Prezes PiS: Po wczorajszej wypowiedzi G. Schetyny z jego ust powinno paść słowo „przepraszam”
Jestem głęboko przekonany, że po wczorajszej wypowiedzi Grzegorza Schetyny z jego ust powinno paść słowo „przepraszam”, bo to, co powiedział, wyrażało nie stosunek do Prawa i Sprawiedliwości, tylko stosunek do społeczeństwa, do ludzi, którzy znaleźli się w stanie zagrożenia – wskazał prezes PiS Jarosław Kaczyński.
Prawo i Sprawiedliwość odwołało konwencję wyborczą na Mazowszu w związku sytuacją powodziową na południu Polski – poinformował prezes partii Jarosław Kaczyński.
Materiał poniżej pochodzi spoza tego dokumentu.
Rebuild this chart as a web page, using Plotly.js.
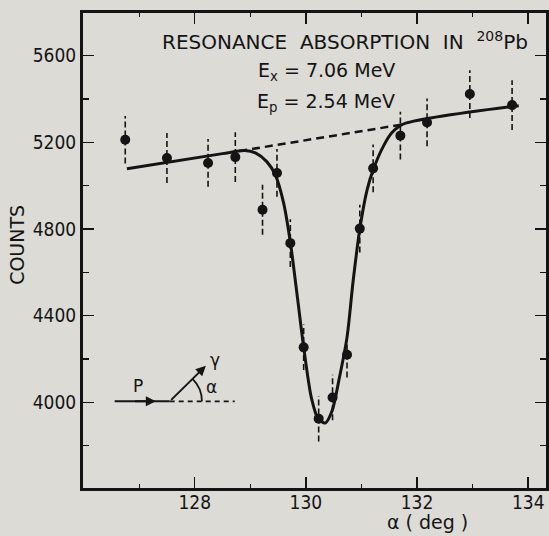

Prezes PiS-u odniósł się także do słów przewodniczącego PO Grzegorza Schetyna w sprawie powodzi. Lider Koalicji Europejskiej stwierdził podczas wczorajszej konwencji wyborczej w Chorzowie, że to, co PiS robi w sprawie powodzi, to „polityczny kabaret, a nie prawdziwe państwo”.
Tymczasem przedstawiciele najwyższych władz państwowych z premierem Mateuszem Morawieckim i wicepremier Beata Szydło na czele przebywają na południu Polski. Na bieżąco monitorują sytuację hydrologiczną i utrzymują kontakt ze służbami.
Dlatego też Jarosław Kaczyński stwierdził, że Grzegorz Schetyna powinien przeprosić za swoje słowa.
– Jestem głęboko przekonany, że po wczorajszej wypowiedzi Grzegorza Schetyny z jego ust powinno paść słowo „przepraszam”, bo to, co powiedział, wyrażało nie stosunek do Prawa i Sprawiedliwości, tylko stosunek do społeczeństwa, do ludzi, którzy znaleźli się w stanie zagrożenia. To jest wyraz takiego radykalnego braku solidarności, empatii, albo nawet można powiedzieć czegoś więcej, i dlatego to „przepraszam” jest dzisiaj bardzo potrzebne – powiedział prezes PiS.
Politycy PO zaliczają jednak wpadkę po wpadce. Przewodniczący Platformy Grzegorz Schetyna oraz prezydent Warszawy Rafał Trzaskowski wspierali kandydatkę Koalicji Europejskiej z Podkarpacia stojąc na wałach przeciwpowodziowych.